その結果どうなったでしょうか。戦争屋勢力によってイラクの国土と国民はボコボコにされちゃいました。石油も略奪されて・・・
シリアはこれからどうなるのでしょうか。
「人力でGO」さんの以下の分析がちょっと気になります。未だ中東情勢に目が離せません。
http://green.ap.teacup.com/pekepon/1249.html
2013/9/28
●貧者の核兵器・・・化学兵器を放棄した先にあるのは?■ 貧者の核兵器 ■
「シリアの化学兵器が何故これ程までに問題視されるのか?
化学兵器が非人道的だからじゃないか!!」と仰る方は、思考停止しているかも知れません。戦場による「殺傷」を目的とするならば、銃撃や爆撃による「殺戮」も、化学兵器による「殺戮」も結果はあまり変りません。
ただ、化学兵器はオーム真理教でも製造が出来る様に、肥料に使用される原料が手に入れば、比較的簡単に、そして安価に製造出来、そして「殺傷」効果は高い事を特徴としています。
国家間の力の大小は「軍事力」に依存します。
核兵器を保有する国は、容易に侵略を受ける事はありません。さらに「核兵器による恫喝」により国際的な発言力も強化する事が可能です。その最たる存在が米ロ中であり、あるいはイスラエルとも言えます。一方で核兵器の保有を許されない国や、あるいは経済的、技術的に核保有が不可能な国は、その代替として「化学兵器保有」で、自国の安全保障を確保しようとします。もし、攻撃されたら、化学兵器を使用するぞという「化学兵器による抑止力」の実効性は低くはありません。
実際に核兵器を保有するイスラエルへの対抗手段が、シリアの化学兵器搭載可能な地対地ミサイルです。
シリアは国連の提案を受けて、化学兵器の放棄を進める事になりそうです。
シリアに先立って化学兵器を放棄した国があります。
イラクです。イラクは湾岸戦争後、国連の決議に従い「大量破壊兵器」を放棄します。化学兵器の廃棄、及び工場の破棄を国連主導で進めました。
・・・その結果はどうなったでしょうか?イラクは「存在しない大量破壊兵器」の嫌疑を掛けられて、アメリカを始めとする多国籍軍に国土を蹂躙されました。
地上進行した米軍は、化学兵器を使用される憂い無く地上戦を行なう事が出来ましたし、イスラエルに化学兵器を搭載したミサイルを打ち込まれる心配も要りませんでした。
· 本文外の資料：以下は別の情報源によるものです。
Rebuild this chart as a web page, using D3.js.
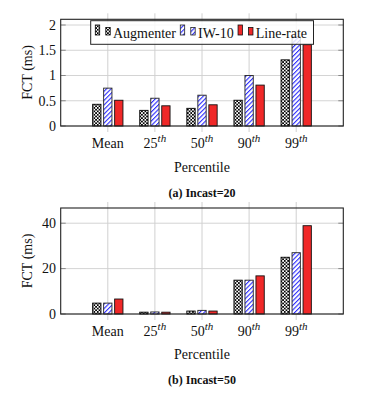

この様に、「貧者の核兵器」とも言える「化学兵器」の抑止力を失う事は、戦争へのハードルを下げる事になります。
■ イランとの緊張緩和や、イラクへの譲歩などは何を意味するのか? ■
イランに穏健派の政権が誕生した事で、犬猿の仲であったアメリカとイランの外相が会談するという雪解けが始まっています。イラン革命や、イラン大使館人質事件を契機に冷え切っていた両国の関係改善は、中東の安定の為には良いニュースと思えます。
一方の核開発の放棄は、中東の軍事的バランスを変化させます。
一見、融和に見えるアメリカとイランの融和ですが、核開発を放棄させた後に、アメリカが手の平を返す事は充分に予想出来ます。
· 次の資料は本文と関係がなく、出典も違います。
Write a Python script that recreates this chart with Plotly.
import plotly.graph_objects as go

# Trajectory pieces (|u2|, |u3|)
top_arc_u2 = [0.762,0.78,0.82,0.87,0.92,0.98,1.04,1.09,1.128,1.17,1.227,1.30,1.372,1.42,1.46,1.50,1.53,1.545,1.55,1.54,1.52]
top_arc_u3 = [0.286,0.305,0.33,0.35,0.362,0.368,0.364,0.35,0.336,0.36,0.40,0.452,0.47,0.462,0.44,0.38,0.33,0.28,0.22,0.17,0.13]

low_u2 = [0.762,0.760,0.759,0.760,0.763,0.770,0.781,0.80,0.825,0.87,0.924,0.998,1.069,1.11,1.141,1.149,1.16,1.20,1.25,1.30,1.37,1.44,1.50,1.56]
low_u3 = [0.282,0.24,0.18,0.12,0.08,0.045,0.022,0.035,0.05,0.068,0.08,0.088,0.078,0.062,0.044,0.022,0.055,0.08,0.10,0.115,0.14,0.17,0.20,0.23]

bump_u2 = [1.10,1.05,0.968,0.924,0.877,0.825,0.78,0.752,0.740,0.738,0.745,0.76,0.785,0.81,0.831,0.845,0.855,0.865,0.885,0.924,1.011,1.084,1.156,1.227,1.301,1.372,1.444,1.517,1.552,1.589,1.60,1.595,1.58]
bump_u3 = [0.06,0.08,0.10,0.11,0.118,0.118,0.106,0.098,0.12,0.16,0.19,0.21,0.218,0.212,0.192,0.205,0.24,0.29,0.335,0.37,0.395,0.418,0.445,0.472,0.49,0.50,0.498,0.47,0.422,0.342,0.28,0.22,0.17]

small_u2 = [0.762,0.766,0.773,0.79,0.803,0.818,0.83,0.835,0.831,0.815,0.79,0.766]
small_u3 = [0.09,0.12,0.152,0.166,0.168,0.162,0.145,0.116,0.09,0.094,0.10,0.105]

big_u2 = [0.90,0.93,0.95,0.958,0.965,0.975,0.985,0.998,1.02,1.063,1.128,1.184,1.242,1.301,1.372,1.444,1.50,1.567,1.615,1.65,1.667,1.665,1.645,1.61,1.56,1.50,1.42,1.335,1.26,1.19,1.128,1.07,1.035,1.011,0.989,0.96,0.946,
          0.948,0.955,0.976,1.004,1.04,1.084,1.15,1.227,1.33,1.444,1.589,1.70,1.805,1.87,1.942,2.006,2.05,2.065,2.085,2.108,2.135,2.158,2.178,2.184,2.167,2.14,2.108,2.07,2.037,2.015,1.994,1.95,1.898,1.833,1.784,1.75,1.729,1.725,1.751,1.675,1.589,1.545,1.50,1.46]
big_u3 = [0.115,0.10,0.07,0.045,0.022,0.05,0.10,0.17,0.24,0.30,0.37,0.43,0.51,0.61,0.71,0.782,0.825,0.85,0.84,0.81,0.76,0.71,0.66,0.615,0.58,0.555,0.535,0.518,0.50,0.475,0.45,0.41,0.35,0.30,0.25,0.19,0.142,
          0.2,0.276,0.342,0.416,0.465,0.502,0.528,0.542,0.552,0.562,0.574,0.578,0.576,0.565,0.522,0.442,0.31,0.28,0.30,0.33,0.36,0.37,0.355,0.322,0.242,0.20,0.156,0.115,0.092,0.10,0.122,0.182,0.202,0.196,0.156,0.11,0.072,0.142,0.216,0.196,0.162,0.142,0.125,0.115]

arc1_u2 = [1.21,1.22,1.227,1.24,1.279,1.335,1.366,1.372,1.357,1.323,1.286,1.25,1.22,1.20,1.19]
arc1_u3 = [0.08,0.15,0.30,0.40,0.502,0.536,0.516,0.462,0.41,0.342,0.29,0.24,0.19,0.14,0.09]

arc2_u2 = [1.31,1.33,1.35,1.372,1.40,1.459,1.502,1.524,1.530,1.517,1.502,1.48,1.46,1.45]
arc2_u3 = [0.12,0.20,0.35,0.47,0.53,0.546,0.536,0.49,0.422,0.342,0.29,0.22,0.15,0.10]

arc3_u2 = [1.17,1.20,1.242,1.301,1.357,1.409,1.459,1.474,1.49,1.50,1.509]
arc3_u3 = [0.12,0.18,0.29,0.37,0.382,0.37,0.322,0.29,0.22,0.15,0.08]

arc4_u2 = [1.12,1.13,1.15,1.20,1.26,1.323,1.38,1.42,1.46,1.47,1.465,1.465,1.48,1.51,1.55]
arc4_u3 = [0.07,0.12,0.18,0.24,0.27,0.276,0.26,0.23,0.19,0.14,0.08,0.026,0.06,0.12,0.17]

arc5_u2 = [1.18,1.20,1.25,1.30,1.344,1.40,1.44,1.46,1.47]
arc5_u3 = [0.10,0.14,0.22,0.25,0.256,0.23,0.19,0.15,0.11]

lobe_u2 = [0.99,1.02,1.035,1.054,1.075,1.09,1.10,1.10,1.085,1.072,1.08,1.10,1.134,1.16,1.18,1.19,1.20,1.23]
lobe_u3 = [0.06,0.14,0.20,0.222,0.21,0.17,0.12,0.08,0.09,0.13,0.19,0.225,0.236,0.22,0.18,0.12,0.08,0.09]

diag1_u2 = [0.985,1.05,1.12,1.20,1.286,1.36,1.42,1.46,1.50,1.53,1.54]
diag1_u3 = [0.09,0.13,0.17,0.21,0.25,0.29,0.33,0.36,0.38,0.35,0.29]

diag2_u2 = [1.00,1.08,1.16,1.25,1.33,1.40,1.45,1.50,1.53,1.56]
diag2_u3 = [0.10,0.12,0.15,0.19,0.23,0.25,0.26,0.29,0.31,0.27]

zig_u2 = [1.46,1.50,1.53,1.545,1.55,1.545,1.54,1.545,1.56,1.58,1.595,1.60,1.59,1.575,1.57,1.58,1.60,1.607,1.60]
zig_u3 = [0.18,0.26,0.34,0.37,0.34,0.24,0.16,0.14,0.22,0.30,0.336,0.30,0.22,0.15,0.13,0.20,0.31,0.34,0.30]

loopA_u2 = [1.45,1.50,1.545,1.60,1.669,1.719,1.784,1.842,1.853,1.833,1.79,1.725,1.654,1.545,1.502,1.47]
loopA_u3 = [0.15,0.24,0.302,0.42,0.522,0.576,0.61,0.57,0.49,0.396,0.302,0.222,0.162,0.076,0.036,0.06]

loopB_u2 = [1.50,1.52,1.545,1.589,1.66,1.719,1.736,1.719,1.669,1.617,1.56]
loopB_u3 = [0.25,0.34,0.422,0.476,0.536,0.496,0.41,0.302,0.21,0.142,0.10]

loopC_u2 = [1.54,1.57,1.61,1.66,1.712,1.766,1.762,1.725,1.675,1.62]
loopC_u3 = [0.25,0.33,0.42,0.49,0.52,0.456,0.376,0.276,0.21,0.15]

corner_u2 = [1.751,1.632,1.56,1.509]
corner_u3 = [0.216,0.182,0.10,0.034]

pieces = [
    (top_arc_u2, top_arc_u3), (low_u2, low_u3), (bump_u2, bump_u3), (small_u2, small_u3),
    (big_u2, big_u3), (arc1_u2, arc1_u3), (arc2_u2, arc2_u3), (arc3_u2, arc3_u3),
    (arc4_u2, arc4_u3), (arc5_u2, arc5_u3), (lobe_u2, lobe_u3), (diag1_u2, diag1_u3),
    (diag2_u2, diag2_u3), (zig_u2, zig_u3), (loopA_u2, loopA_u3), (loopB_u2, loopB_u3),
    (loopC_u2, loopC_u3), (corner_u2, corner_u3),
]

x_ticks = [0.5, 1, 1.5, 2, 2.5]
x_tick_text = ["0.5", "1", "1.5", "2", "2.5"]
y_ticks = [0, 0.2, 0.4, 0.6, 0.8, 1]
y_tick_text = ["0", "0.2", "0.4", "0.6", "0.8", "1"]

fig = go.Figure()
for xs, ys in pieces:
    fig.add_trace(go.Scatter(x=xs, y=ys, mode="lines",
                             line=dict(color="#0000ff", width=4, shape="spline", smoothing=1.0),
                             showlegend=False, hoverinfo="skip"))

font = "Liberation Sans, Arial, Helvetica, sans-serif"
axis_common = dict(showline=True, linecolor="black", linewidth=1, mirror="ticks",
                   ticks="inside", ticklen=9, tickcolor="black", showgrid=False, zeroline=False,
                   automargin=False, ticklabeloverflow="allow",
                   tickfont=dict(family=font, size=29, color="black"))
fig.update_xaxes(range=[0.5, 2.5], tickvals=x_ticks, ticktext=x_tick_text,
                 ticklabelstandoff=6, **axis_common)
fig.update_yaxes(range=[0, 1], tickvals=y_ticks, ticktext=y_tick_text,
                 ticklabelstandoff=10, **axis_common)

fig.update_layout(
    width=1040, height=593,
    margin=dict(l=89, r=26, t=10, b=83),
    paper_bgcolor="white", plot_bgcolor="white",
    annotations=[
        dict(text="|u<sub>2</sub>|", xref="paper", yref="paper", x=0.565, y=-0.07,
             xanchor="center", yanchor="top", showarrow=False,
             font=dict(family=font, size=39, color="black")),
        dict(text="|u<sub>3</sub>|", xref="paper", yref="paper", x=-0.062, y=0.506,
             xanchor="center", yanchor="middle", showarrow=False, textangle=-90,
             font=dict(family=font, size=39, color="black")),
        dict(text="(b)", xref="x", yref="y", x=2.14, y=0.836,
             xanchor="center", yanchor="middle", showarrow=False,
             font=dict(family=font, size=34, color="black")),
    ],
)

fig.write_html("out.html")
■ 素直に見れば、戦争屋とそれに対抗する勢力の抗争 ■
一般的な陰謀論では、中東情勢の変化を、「軍産複合体(戦争屋)」が失敗して、それに対抗する勢力(銀行屋)が中東情勢をコントロールし始めたと見ている様です。
しかし、私は中東は「武器の在庫セール」だけの目的で動いているとは考えられません。戦争と経済は不可分です。
「銀行屋」は、経済的なメリットがあれば躊躇無く戦争というカードを切って来ました。一見、緊張緩和が始まったかに見える中東情勢ですが、どもそう簡単に事は運ばないのではと・・・。
シリアやイランを巡る情勢の背後を妄想して止まない、今日この頃です。